After finding some of the pros and cons of cap and trade carbon schemes in the US, several studies were recently published on the carbon market’s global bottomline: How much should energy-intensive industries pay for compliance?

According to market analyst Point Carbon, global carbon markets could be worth almost 2 trillion (USD $3.1 trillion), with total transaction volume forecast at 38 billion tonnes carbon dioxide equivalent (Gt CO2e) per year by 2020.

Around 67% would be traded within a US emissions trading scheme (ETS), said Point Carbon, while the second largest ETS, the EU scheme, would occupy 23% of the global market.

World Bank reported the global carbon market more than doubled last year to a whopping US$64 billion (€47 billion).

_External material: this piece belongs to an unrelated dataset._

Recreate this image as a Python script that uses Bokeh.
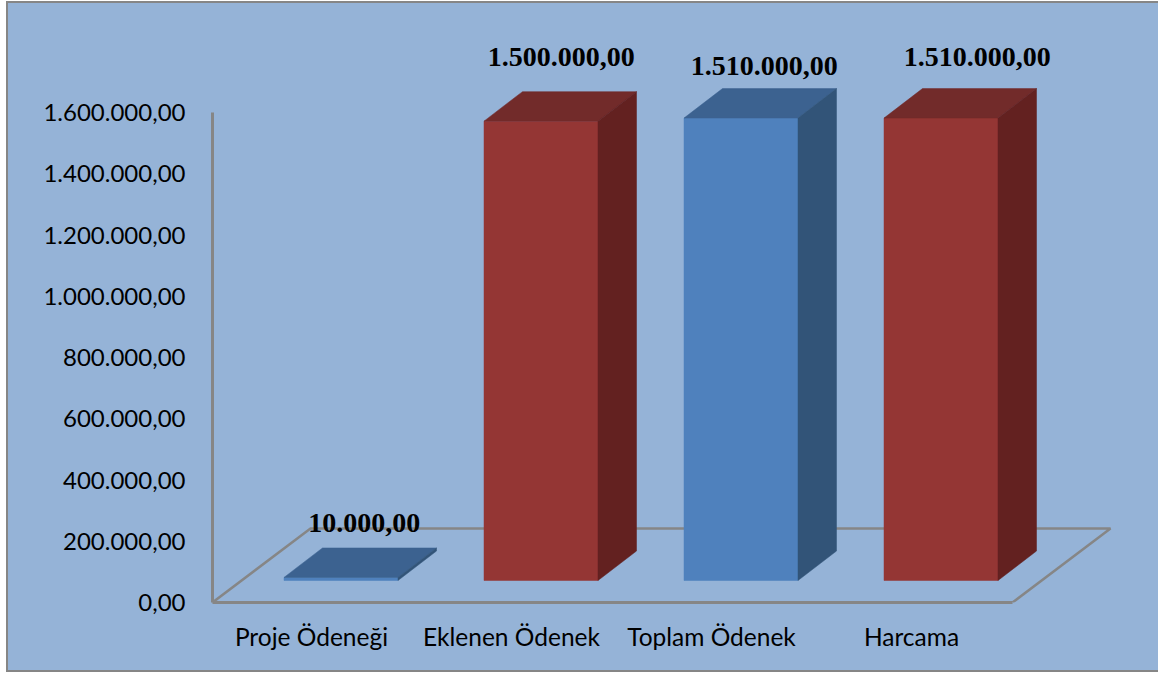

The value of EU ETS last year was said to have doubled as well to around $50 billion. World Bank, however, noted that the market is said to be lagging from its full potential because of projects leveling off in developing countries.

In a study by Carnegie Mellon researchers, the short-term effects of implementing a $35/ton of carbon dioxide could cut as much as 10% of emission levels.

“Our findings indicate that significant reductions in CO2 can and would be observed in the near-term, even before more efficient power generation technologies are deployed on a wide scale.”

Don Dears of the George C. Marshall Institute is stating otherwise. He said that cap & trade legislation for CO2 emissions will be the largest hidden tax increase ever passed by Congress.

According to him:

“What would happen to the markets where billions of dollars in CO2 credits are being traded when it becomes apparent that CO2 emissions can’t be significantly cut? Think ENRON on a massive scale.”